Question:
I would like to know if someone from this organization could help me. I need current information about the medical ethics in the cloning of human organs, which are obtained from fetal cells in totipotential stage. I have been all over medline and the internet and I can’t find anything; please, can you help me? Thank you in advance, we are a group of medical students from the National Autonomous University of Mexico.
Answer:
I remind you of what is stated in the document of the Center for Bioethics of the Catholic University of the Sacred Heart (Rome) ‘Therapeutic human cloning’ [1]. After giving its negative opinion on cloning from embryos, it states: ‘It is not a question [in this case] of reproducing cells identical to each other from a single progenitor cell, as is currently the case in the field of cell culture; nor is it simply a question of producing, with the technique of in vitro cell proliferation, tissues destined for implantation (for example, skin, bone and cartilage tissue), according to the procedures of “tissue engineering”. With this technique, cells capable of proliferating and generating tissues in the laboratory are taken from the human or animal body in order to replace damaged tissues in a patient’s body, for example, as a result of a severe burn. Indeed, if it were a matter of cell reproduction or tissue engineering interventions, there would be no ethical difficulty, strictly speaking, in admitting the lawfulness of these techniques…’.

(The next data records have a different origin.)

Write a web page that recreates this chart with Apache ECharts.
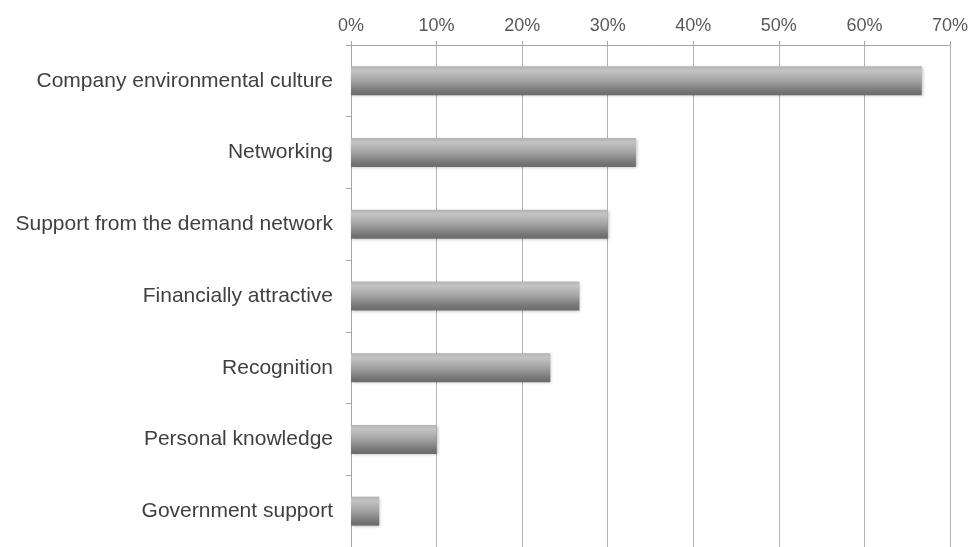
<!DOCTYPE html>
<html>
<head>
<meta charset="utf-8">
<script src="https://cdn.jsdelivr.net/npm/echarts@6/dist/echarts.min.js"></script>
<style>
html,body{margin:0;padding:0;background:#fff;}
#chart{width:971px;height:547px;}
</style>
</head>
<body>
<div id="chart"></div>
<script>
var categories = [
  "Company environmental culture",
  "Networking",
  "Support from the demand network",
  "Financially attractive",
  "Recognition",
  "Personal knowledge",
  "Government support"
];
var values = [66.7, 33.3, 30.0, 26.7, 23.3, 10.0, 3.3];
var tickMin = 0, tickMax = 70, tickStep = 10;

var chart = echarts.init(document.getElementById('chart'), null, {renderer: 'canvas'});
chart.setOption({
  animation: false,
  backgroundColor: '#ffffff',
  grid: {left: 351, right: 19, top: 45, height: 505, containLabel: false},
  xAxis: {
    type: 'value', position: 'top',
    min: tickMin, max: tickMax, interval: tickStep,
    axisLine: {show: true, lineStyle: {color: '#a6a6a6', width: 1}},
    axisTick: {show: true, length: 4, lineStyle: {color: '#a6a6a6'}},
    splitLine: {show: true, lineStyle: {color: '#b3b3b3', width: 1}},
    axisLabel: {
      formatter: function(v){ return v + '%'; },
      color: '#595959', fontFamily: 'Liberation Sans, Arial, sans-serif', fontSize: 18, margin: 10
    }
  },
  yAxis: {
    type: 'category', data: categories, inverse: true,
    axisLine: {show: true, lineStyle: {color: '#a6a6a6', width: 1}},
    axisTick: {show: true, length: 5, lineStyle: {color: '#a6a6a6'}},
    axisLabel: {
      color: '#404040', fontFamily: 'Liberation Sans, Arial, sans-serif', fontSize: 21, margin: 18
    }
  },
  series: [{
    type: 'bar', data: values, barWidth: 29,
    itemStyle: {
      color: new echarts.graphic.LinearGradient(0, 0, 0, 1, [
        {offset: 0, color: '#b3b3b3'},
        {offset: 0.15, color: '#c3c3c3'},
        {offset: 0.5, color: '#a2a2a2'},
        {offset: 0.88, color: '#737373'},
        {offset: 1, color: '#6b6b6b'}
      ]),
      shadowBlur: 3, shadowColor: 'rgba(0,0,0,0.25)', shadowOffsetX: 1, shadowOffsetY: 1
    }
  }]
});
</script>
</body>
</html>
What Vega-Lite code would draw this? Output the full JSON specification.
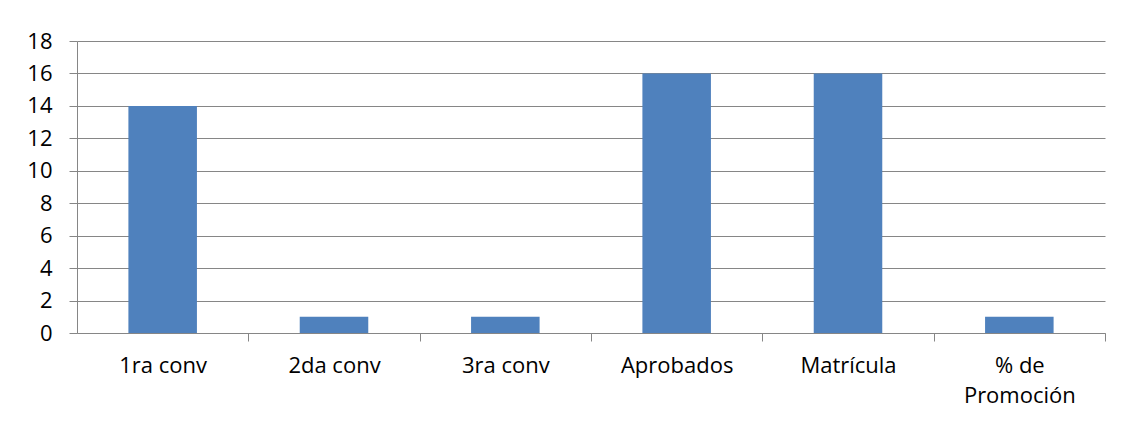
{
  "$schema": "https://vega.github.io/schema/vega-lite/v6.json",
  "width": 1028,
  "height": 292,
  "autosize": {"type": "none"},
  "padding": {"left": 77, "top": 41, "right": 16, "bottom": 95},
  "background": "white",
  "data": {
    "values": [
      {"cat": "1ra conv", "val": 14},
      {"cat": "2da conv", "val": 1},
      {"cat": "3ra conv", "val": 1},
      {"cat": "Aprobados", "val": 16},
      {"cat": "Matrícula", "val": 16},
      {"cat": "% de\nPromoción", "val": 1}
    ]
  },
  "mark": {"type": "bar", "color": "#4F81BD"},
  "encoding": {
    "x": {
      "field": "cat",
      "type": "nominal",
      "sort": null,
      "scale": {"paddingInner": 0.6, "paddingOuter": 0.3},
      "axis": {
        "title": null,
        "labelAngle": 0,
        "labelExpr": "split(datum.value, '\\n')",
        "labelLineHeight": 30,
        "labelFont": "Open Sans",
        "labelFontSize": 22,
        "labelColor": "#000000",
        "labelPadding": 14,
        "labelOffset": -85.67,
        "labelOverlap": false,
        "labelBound": false,
        "ticks": true,
        "tickOffset": 85.67,
        "tickSize": 8,
        "tickWidth": 1,
        "tickColor": "#868686",
        "domainColor": "#868686",
        "grid": false
      }
    },
    "y": {
      "field": "val",
      "type": "quantitative",
      "scale": {"domain": [0, 18]},
      "axis": {
        "title": null,
        "values": [0, 2, 4, 6, 8, 10, 12, 14, 16, 18],
        "labelFont": "Open Sans",
        "labelFontSize": 22,
        "labelColor": "#000000",
        "labelPadding": 17,
        "ticks": true,
        "tickSize": 8,
        "tickColor": "#868686",
        "domainColor": "#868686",
        "gridColor": "#868686",
        "grid": true
      }
    }
  },
  "config": {"view": {"stroke": null}}
}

And further on, speaking of multipotent cells: ‘As far as multipotent stem cells are concerned, it is already known that they can also be found in other tissues, and not only in the early embryo. Indeed, they are found, among other places, in the yolk sac, in the liver and in the bone marrow of the fetus, as well as in the umbilical cord blood at the time of delivery. When staminal cells are collected from spontaneously aborted embryos or fetuses, or from the umbilical cord at the time of delivery, there are no particular ethical problems…’.
The same does not occur with the embryo, which is as inviolable in its rights to life and physical integrity as any other person.
P. Miguel A. Fuentes, IVE
[1] Cf. L’Osservatore Romano, 5 de marzo de 1999, p. 8-9.